Paddington

Director: Paul King

Starring: Hugh Bonneville, Sally Hawkins, Jim Broadbent, Peter Capaldi, Nicole Kidman, Imelda Staunton, Michael Gambon,

Rated: PG (mild action and rude humor)

A young Peruvian bear travels to London in search of a home. Finding himself lost and alone at Paddington Station, he meets the kindly Brown family, who offer him a temporary haven.

 

Paddington

By Cole Schneider

It’s really difficult to make a really good kids movie. It’s especially difficult to keep both kids and their parents in their seats, laughing instead of squirming. In an early 2015 surprise, “Paddington” does just this and it does this with incredible visual style and narrative grace. Sweet, charming, and innocent, and earning it all as it sidesteps any hint of cynicism, “Paddington” is a must-see for families at a time when most family flicks are a chore.
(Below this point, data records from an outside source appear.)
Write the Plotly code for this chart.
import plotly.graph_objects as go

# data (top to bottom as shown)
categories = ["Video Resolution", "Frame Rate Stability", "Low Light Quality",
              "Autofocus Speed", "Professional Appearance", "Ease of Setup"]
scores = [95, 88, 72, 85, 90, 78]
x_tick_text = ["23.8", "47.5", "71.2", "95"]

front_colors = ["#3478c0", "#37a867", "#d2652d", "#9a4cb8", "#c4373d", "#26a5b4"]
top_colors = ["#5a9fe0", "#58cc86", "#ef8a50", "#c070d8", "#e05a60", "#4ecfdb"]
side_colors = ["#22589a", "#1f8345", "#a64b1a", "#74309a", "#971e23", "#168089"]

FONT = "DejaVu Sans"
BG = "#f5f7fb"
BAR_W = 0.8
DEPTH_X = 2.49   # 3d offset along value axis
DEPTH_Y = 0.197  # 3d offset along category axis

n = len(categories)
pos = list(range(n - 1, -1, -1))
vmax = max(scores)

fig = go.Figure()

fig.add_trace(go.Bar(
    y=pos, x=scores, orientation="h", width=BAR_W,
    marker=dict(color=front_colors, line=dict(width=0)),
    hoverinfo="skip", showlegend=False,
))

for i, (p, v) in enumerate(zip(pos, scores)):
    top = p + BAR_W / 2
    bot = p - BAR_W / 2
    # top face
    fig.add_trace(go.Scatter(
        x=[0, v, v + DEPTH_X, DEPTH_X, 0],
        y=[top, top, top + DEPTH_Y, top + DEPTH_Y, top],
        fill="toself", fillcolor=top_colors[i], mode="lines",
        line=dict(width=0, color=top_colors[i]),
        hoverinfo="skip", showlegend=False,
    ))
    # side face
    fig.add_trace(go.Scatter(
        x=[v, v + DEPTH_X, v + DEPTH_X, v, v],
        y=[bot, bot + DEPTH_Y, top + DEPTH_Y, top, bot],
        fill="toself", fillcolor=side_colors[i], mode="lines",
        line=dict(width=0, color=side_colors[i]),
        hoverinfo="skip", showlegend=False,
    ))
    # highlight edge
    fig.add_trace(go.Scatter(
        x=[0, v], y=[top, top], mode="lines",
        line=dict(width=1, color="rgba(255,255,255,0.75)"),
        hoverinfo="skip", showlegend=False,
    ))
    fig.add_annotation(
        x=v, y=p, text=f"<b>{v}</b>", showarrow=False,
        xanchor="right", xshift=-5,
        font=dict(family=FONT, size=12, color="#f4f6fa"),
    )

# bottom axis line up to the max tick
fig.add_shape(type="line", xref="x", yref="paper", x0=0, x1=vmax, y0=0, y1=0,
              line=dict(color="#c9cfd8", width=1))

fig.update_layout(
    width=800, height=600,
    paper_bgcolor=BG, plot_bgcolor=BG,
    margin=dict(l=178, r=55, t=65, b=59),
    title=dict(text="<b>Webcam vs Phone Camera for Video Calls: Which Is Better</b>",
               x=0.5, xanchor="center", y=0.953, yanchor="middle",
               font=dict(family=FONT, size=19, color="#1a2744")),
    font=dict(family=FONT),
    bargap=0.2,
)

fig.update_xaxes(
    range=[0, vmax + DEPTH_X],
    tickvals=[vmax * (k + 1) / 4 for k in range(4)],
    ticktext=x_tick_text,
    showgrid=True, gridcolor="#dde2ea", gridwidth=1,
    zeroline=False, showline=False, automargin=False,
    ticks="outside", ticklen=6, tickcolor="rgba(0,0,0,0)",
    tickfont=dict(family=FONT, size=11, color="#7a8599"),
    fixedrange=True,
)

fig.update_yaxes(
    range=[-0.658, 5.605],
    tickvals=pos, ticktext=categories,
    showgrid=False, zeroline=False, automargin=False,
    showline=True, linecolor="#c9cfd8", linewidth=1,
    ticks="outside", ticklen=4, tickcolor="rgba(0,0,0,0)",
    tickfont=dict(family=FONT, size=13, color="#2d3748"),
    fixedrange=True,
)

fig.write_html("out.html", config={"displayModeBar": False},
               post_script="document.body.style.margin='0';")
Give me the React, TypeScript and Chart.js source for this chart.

The film follows a young bear from Peru, named Paddington, whose family is visited by an English explorer and learns the explorer’s language and culture before sending Paddington to England to find him. Not shy about its social consciousness, he comes to the country as an immigrant and is ignored or looked down upon by all. One family finally gives him a temporary home. From there we explore Paddington’s comical adjustments to life in Britain and the family’s coming closer together all while a villainous taxidermist (Nicole Kidman) tries to track Paddington down.

The premise is soft, but neither inconsequential nor inadequate. It creates a familiar canvas for the comedy to flow from, while building relationships with some very relatable people. But here’s what you need to know about “Paddington”: it is incredible smart and incredibly funny. Rare is any film that can boast both, even more rare for a family film that tends to follow the lowest common denominator. At times throughout the film, “Paddington” evokes such auteurs as Jacques Tati, Wes Anderson, and the Marx brothers, yet “Paddington” has a voice all its own–one with a thick British accent.

Rating: 4.5 out of 5 stars

 

Paddington

By Matt Greene

What a novel concept, to make a family film that has humor for kids AND adults without being overly pandering or unnecessarily innuendo-filled. Hollywood filmmakers often think these two things are mutually exclusive (even in stuff I liked like this year’s Penguins of Madagascar), but Paddington has the scent of the best of Pixar, wearing its heart and its humor on its sleeve, often simultaneously. Skillfully directed and impossibly enjoyable, it will leave you grinning from ear to ear.

The story is fairly rudimentary: an uptight but well-meaning family welcomes in an eccentric guest (the form of a bear cub) and all their lives are turned upside down. You don’t go to this movie for surprising story beats or unpredictable twists; instead, go for the bright colors and immense fun.  Lead human adults Bonneville and Hawkins are fantastic, treating their roles with as much care as they might for any prestige job they may get. Antagonists Kidman and Capaldi are hilarious adversaries, cartooning-up their performances to wonderful pitches. Even the musical score is filled with oodles of charm.

The film infamously had a fairly troubled production, with a revolving door of cast and crew members. Luckily, you would never know this by the film itself, a fantastic little nostalgia trip that harkens some of the best elements of Steven Spielberg, Chris Columbus, and Wes Anderson. Made with more style and care than most child-geared films, the sweet hilarity stems from inventive comedic-action and some spectacularly well-drawn characters. Tasteful, distinctive, and completely entertaining, Paddington is a family comedy that the WHOLE family can, not just endure but, really enjoy.